— begin EXCERPTED DATA —

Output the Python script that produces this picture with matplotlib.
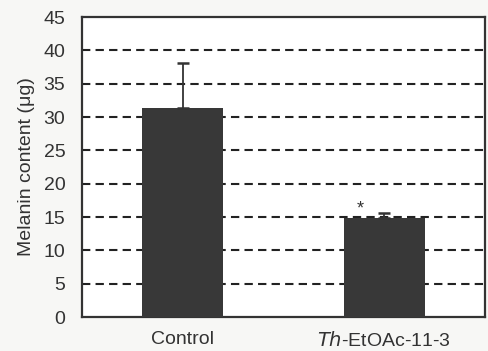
import matplotlib.pyplot as plt
from matplotlib import rcParams

# Data
groups = ["Control", "$\\it{Th}$-EtOAc-11-3"]
melanin = [31.3, 14.8]
errors = [6.8, 0.8]
signif = ["", "*"]

rcParams['font.family'] = ['Liberation Sans', 'DejaVu Sans']

fig = plt.figure(figsize=(4.89, 3.51), dpi=100)
fig.patch.set_facecolor('#f7f7f5')
ax = fig.add_axes([82/489, 34/351, 403/489, 300/351])
ax.set_facecolor('white')

x = list(range(len(groups)))
ax.bar(x, melanin, width=0.4, color='#383838', zorder=3)
ax.errorbar(x, melanin, yerr=[[0]*len(errors), errors], fmt='none',
            ecolor='#333333', elinewidth=1.3, capsize=4.5, capthick=1.8, zorder=4)
for xi, m, s in zip(x, melanin, signif):
    if s:
        ax.text(xi - 0.12, m + 0.1, s, ha='center', va='bottom', fontsize=13,
                color='#333333')

ax.set_xlim(-0.5, 1.5)
ax.set_ylim(0, 45)
ax.set_yticks(range(0, 46, 5))
for y in range(5, 45, 5):
    ax.axhline(y, color='#222222', linestyle=(0, (4, 2.5)), linewidth=1.5, zorder=1)

ax.set_xticks(x)
ax.set_xticklabels(groups, fontsize=14, color='#333333')
ax.tick_params(axis='x', length=0, pad=10)
ax.tick_params(axis='y', length=0, labelsize=14, pad=12, labelcolor='#333333')
for sp in ax.spines.values():
    sp.set_linewidth(1.6)
    sp.set_color('#333333')
ax.set_ylabel("Melanin content (\u03bcg)", fontsize=14, labelpad=6, color='#333333')

fig.savefig('out.png', dpi=100, facecolor=fig.get_facecolor())
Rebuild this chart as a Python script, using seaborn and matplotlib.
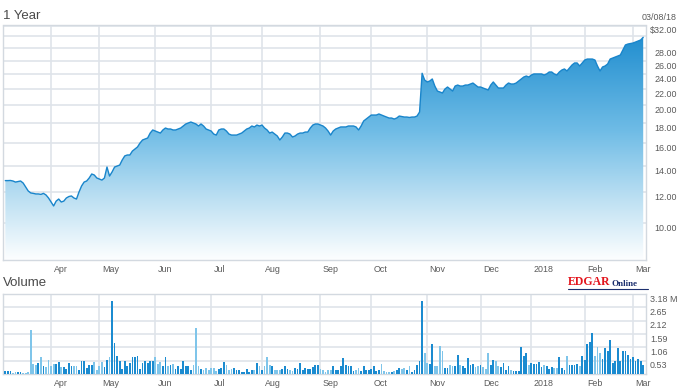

— end EXCERPTED DATA —

__EXERCISE__.
Only the lines from the start of the entries above to the line containing "ax.set_facecolor('white')" are to be given again, exactly and with both ends included; pictures are excluded.

__ANSWER FOR THIS EXERCISE__.
Output the Python script that produces this picture with matplotlib.
import matplotlib.pyplot as plt
from matplotlib import rcParams

# Data
groups = ["Control", "$\\it{Th}$-EtOAc-11-3"]
melanin = [31.3, 14.8]
errors = [6.8, 0.8]
signif = ["", "*"]

rcParams['font.family'] = ['Liberation Sans', 'DejaVu Sans']

fig = plt.figure(figsize=(4.89, 3.51), dpi=100)
fig.patch.set_facecolor('#f7f7f5')
ax = fig.add_axes([82/489, 34/351, 403/489, 300/351])
ax.set_facecolor('white')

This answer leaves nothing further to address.